**Request:** Begin with the first line of the material and copy each line word for word through the line that contains "const yTitle = '효율(%)';"; the pictures are left out.

**Provided data:**
□ □ □

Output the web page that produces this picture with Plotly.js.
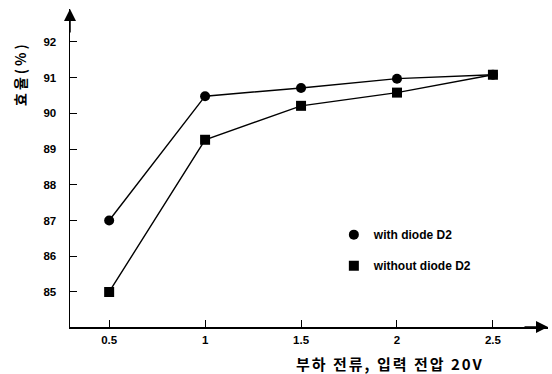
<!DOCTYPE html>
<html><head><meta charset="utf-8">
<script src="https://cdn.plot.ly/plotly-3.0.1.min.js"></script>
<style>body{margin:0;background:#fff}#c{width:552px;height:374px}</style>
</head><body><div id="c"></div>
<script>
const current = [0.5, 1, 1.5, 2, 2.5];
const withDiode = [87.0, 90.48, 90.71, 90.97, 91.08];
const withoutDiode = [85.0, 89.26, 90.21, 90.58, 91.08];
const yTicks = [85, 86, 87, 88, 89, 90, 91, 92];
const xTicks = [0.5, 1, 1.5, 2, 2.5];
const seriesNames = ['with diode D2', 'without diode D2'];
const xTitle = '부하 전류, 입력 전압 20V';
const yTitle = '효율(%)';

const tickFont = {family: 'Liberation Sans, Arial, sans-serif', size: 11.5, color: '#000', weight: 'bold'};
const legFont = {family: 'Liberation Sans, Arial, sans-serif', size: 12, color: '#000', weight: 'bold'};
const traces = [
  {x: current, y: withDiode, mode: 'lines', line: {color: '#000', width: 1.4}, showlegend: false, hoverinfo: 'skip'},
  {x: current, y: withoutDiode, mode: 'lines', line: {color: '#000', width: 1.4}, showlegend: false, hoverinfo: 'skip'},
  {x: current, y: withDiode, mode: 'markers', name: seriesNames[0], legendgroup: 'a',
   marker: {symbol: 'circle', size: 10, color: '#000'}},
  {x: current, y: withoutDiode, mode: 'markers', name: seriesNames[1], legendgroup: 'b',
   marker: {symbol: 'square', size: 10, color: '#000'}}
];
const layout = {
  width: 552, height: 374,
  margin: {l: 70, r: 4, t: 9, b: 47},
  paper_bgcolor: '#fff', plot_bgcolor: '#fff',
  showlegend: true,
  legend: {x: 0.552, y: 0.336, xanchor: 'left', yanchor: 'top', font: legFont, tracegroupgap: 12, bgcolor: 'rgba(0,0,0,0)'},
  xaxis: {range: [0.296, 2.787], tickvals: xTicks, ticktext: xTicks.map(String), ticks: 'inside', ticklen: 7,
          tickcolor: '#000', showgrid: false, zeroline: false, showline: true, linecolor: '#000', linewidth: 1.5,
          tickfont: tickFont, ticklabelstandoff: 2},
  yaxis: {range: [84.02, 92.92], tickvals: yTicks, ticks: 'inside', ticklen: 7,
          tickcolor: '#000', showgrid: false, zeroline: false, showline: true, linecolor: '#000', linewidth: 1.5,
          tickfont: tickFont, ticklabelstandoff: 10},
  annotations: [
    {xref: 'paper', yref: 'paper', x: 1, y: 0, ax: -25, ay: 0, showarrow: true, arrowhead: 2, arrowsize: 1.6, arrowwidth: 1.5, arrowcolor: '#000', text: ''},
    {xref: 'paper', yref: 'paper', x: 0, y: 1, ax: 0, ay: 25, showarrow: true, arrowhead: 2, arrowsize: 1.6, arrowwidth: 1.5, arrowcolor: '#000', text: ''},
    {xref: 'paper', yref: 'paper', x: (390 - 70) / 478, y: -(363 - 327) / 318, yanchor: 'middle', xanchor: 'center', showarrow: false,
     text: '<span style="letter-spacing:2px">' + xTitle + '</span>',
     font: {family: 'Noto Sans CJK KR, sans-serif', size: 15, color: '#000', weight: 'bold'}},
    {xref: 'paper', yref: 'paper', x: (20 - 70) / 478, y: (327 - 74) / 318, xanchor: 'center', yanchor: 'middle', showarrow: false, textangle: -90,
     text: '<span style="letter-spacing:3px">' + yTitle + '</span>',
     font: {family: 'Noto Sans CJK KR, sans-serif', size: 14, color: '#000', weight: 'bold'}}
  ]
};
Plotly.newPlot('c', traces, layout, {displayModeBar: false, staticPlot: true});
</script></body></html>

□ □ □

**Written reply:**
Output the web page that produces this picture with Plotly.js.
<!DOCTYPE html>
<html><head><meta charset="utf-8">
<script src="https://cdn.plot.ly/plotly-3.0.1.min.js"></script>
<style>body{margin:0;background:#fff}#c{width:552px;height:374px}</style>
</head><body><div id="c"></div>
<script>
const current = [0.5, 1, 1.5, 2, 2.5];
const withDiode = [87.0, 90.48, 90.71, 90.97, 91.08];
const withoutDiode = [85.0, 89.26, 90.21, 90.58, 91.08];
const yTicks = [85, 86, 87, 88, 89, 90, 91, 92];
const xTicks = [0.5, 1, 1.5, 2, 2.5];
const seriesNames = ['with diode D2', 'without diode D2'];
const xTitle = '부하 전류, 입력 전압 20V';
const yTitle = '효율(%)';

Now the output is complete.